In fact, Um Iman was transferred to the Public Security Division in Baghdad, where further torture took place over 11 months. She subsequently appeared before the Revolutionary Military Security Court, which sentenced her to death by hanging. She spent another six months in the Rashid prison west of Baghdad, until - when she might have hoped that her life would be spared - she was, on a Sunday evening, transferred to Abu Graib and executed by Abu Widad.
There are frequent accounts of women and children tortured in front of their husbands and fathers. In 1982, for instance, a Lieutenant Kareem in Basra reportedly brought the wife of an insurgent to the prison, stripped and tortured her in front of her husband, then threatened to kill their infant child. When both refused to talk, the security man "threw the baby against the wall and killed him".
Ahlam al-Ayashi was arrested in 1982 at the age of 20 because she was married to Imad al-Kirawee, a senior Dawa member. When he refused to give information to the security police, two torturers - named in the report as Fadil Hamidi al-Zarakani and Faysal al-Hilali - attacked Ahlam in front of the prisoner and his child, torturing her to death. Three of Ahlam's five brothers were executed along with her husband, and another brother was killed in the insurrection that followed the liberation of Kuwait in 1991. But her child Ala, who witnessed her mother's torture, was taken to Iran, where she married and is now about to enter university.
Awatif Nour al-Hamadani, 21, was betrayed by her own husband, who - under extreme torture - named his wife and several colleagues as gun-runners.
Awatif was pregnant but was set upon by a man called Major Amer who beat her with a metal chair and then sexually abused her. At her trial, Judge Mussalam al-Jabouri suggested that "a miniature gallows should be found for her baby daughter because she had sucked on her mother's hate-filled milk". Awatif was taken to be executed for the first time with two female colleagues and forced to watch the hanging of 150 men, 10 at a time; as their corpses were taken away, she recognised one of them as her husband. She was then returned to her cell. She was later executed in an electric chair.
Maysoon al-Assadi was an 18-year-old university student when she was arrested for membership of a banned Islamic organisation. During her interrogation, she was hanged by her hair and beaten on the soles of her feet and then sentenced to hang by Judge Awad Mohamed Amin al-Bandar. Her last wish - to say goodbye to her fiancé - was granted, and the two married in the prison. But while saying goodbye to other prisoners, she made speeches condemning the leadership of the Iraqi regime, and the prison governor decided that she should be put to death slowly. She was strapped into the jail's electric chair and took two hours to die.

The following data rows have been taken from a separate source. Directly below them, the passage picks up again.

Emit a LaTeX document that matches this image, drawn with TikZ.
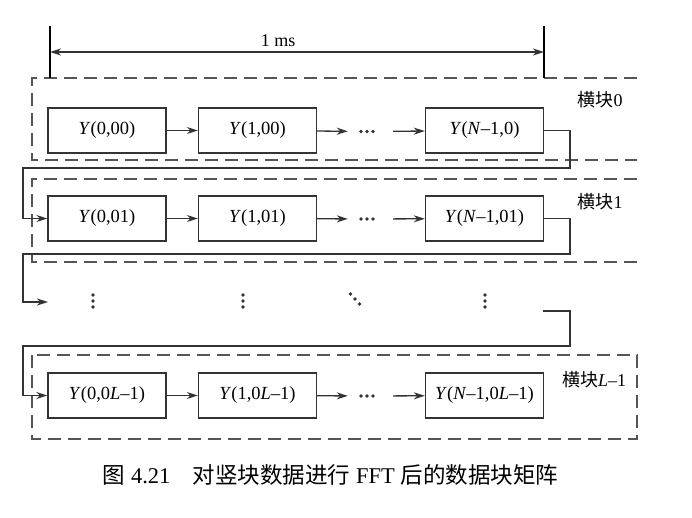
\documentclass[tikz,border=0pt]{standalone}
\usepackage{fontspec}
\setmainfont{Liberation Serif}
\newfontfamily\cjk{Noto Sans CJK SC}
\usetikzlibrary{arrows.meta}
\definecolor{lineclr}{HTML}{333333}
\definecolor{dashclr}{HTML}{555555}
\begin{document}
\begin{tikzpicture}[x=1pt,y=-1pt,
  blk/.style={draw=lineclr,line width=1.4pt,minimum width=118pt,minimum height=45pt,inner sep=0pt,font=\fontsize{18.5}{20}\selectfont},
  arr/.style={draw=lineclr,line width=1.3pt,-{Stealth[length=11pt,width=7pt,inset=3.5pt]}},
  conn/.style={draw=lineclr,line width=1.3pt},
  dbox/.style={draw=dashclr,line width=1.3pt,dash pattern=on 13pt off 7pt},
  lbl/.style={inner sep=0pt,font=\fontsize{18}{20}\selectfont},
  dotsnode/.style={minimum width=45pt,minimum height=10pt,inner sep=0pt}
]
\useasboundingbox (0,0) rectangle (692,517);

% dashed groups
\draw[dbox] (637,78) -- (32,78) -- (32,160) -- (637,160);
\draw[dbox] (637,179) -- (32,179) -- (32,262) -- (637,262);
\draw[dbox] (32,355) rectangle (637,439);

% dimension line
\coordinate (t0a) at (50,26); \coordinate (t0b) at (50,78);
\coordinate (t1a) at (544,26); \coordinate (t1b) at (544,78);
\coordinate (m0) at (50,52); \coordinate (m1) at (544,52);
\draw[conn,line width=1.4pt,draw=black] (t0a) -- (t0b);
\draw[conn,line width=1.4pt,draw=black] (t1a) -- (t1b);
\draw[conn,{Stealth[length=11pt,width=7pt,inset=3.5pt]}-{Stealth[length=11pt,width=7pt,inset=3.5pt]}] (m0) -- (m1);
\node[lbl] (ms) at (278,41) {1 ms};

% row 0
\node[blk] (a0) at (107,130.5) {\textit{Y}(0,00)};
\node[blk] (a1) at (257.5,130.5) {\textit{Y}(1,00)};
\node[dotsnode] (d0) at (370.5,131.5) {};
\node[blk] (a2) at (484.5,130.5) {\textit{Y}(\textit{N}–1,0)};
\node[lbl] (g0) at (600,100) {{\cjk 横块}0};

% row 1
\node[blk] (b0) at (107,218.5) {\textit{Y}(0,01)};
\node[blk] (b1) at (257.5,218.5) {\textit{Y}(1,01)};
\node[dotsnode] (d1) at (370.5,219) {};
\node[blk] (b2) at (484.5,218.5) {\textit{Y}(\textit{N}–1,01)};
\node[lbl] (g1) at (600,202) {{\cjk 横块}1};

% row L-1
\node[blk] (c0) at (107,395.5) {\textit{Y}(0,0\textit{L}–1)};
\node[blk] (c1) at (257.5,395.5) {\textit{Y}(1,0\textit{L}–1)};
\node[dotsnode] (d2) at (370.5,396) {};
\node[blk] (c2) at (484.5,395.5) {\textit{Y}(\textit{N}–1,0\textit{L}–1)};
\node[lbl] (g2) at (594,380) {{\cjk 横块}\textit{L}–1};

% horizontal dots
\foreach \n in {d0,d1,d2}{
  \foreach \s in {-9.5,-3.5,2.5}{
    \fill[lineclr] ([xshift=\s pt]\n.center) circle (1.8pt);
  }
}

% vertical / diagonal dots row
\coordinate (v0) at (93,301);
\coordinate (v1) at (243,301);
\coordinate (v2) at (485,301);
\coordinate (v3) at (355,299);
\foreach \n in {v0,v1,v2}{
  \foreach \s in {-6,0,6}{
    \fill[lineclr] ([yshift=\s pt]\n) circle (1.8pt);
  }
}
\foreach \s in {-1,0,1}{
  \fill[lineclr] ([xshift=\s*4.5pt,yshift=-\s*5pt]v3) circle (1.8pt);
}

% row arrows
\draw[arr] (a0) -- (a1);
\draw[arr] (a1) -- (d0);
\draw[arr] (d0) -- (a2);
\draw[arr] (b0) -- (b1);
\draw[arr] (b1) -- (d1);
\draw[arr] (d1) -- (b2);
\draw[arr] (c0) -- (c1);
\draw[arr] (c1) -- (d2);
\draw[arr] (d2) -- (c2);

% loop connectors
\coordinate (r0) at (570,168); \coordinate (l0) at (23,168);
\draw[arr] (a2.east) -| (r0) -- (l0) |- (b0.west);
\coordinate (r1) at (570,254); \coordinate (l1) at (23,254);
\coordinate (e1) at (48,302);
\draw[arr] (b2.east) -| (r1) -- (l1) |- (e1);
\coordinate (s2) at (543,311);
\coordinate (r2) at (570,346); \coordinate (l2) at (23,346);
\draw[arr] (s2) -| (r2) -- (l2) |- (c0.west);

% caption
\node[inner sep=0pt,font=\fontsize{22.5}{24}\selectfont] (cap) at (330.5,475)
  {{\cjk 图} 4.21\hspace{1em}{\cjk 对竖块数据进行} FFT {\cjk 后的数据块矩阵}};
\end{tikzpicture}
\end{document}
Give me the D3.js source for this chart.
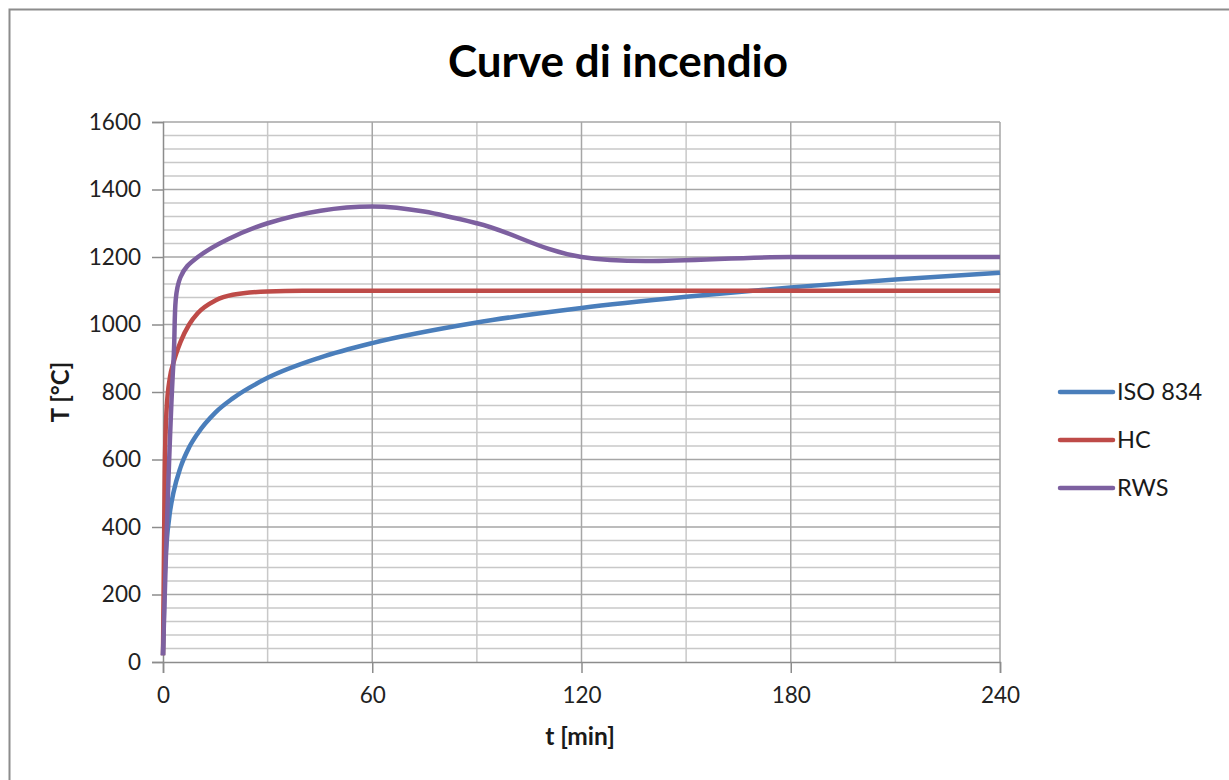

Salwa al-Bahrani, the mother of a small boy, had been caught distributing weapons to Islamic fighters in 1980.
She was allegedly administered poisoned yoghurt during interrogation by a doctor, Fahid al-Dannouk, who experimented in poisons that could be used against Iranian troops. Salwa died at home 45 days after being forced to eat the yoghurt.
The 550-page report is no literary work. Some of its prose is florid and occasionally appears to describe women's martyrdom as a fate to be emulated. Nor is this a work which will make easy reading for Americans anxious to use it as evidence against Saddam. The book repeatedly states that the chemicals used on women prisoners were originally purchased from Western countries. But the detail is compelling - the names and fates of at least 50 women are recorded, along with the names of their torturers - and the activities of the "Monster of Abu Ghraib", Abu Widad, have been confirmed by the few prisoners who survived the jail. He carried out executions between 8pm and 4am and would hit condemned men and women on the back of the head with a hatchet if they praised a murdered imam before they were hanged. In the end, 41-year-old Abu Widad was caught after accepting a bribe to put a reprieved prisoner to death instead of the condemned man. He was hanged on his own gallows in 1985.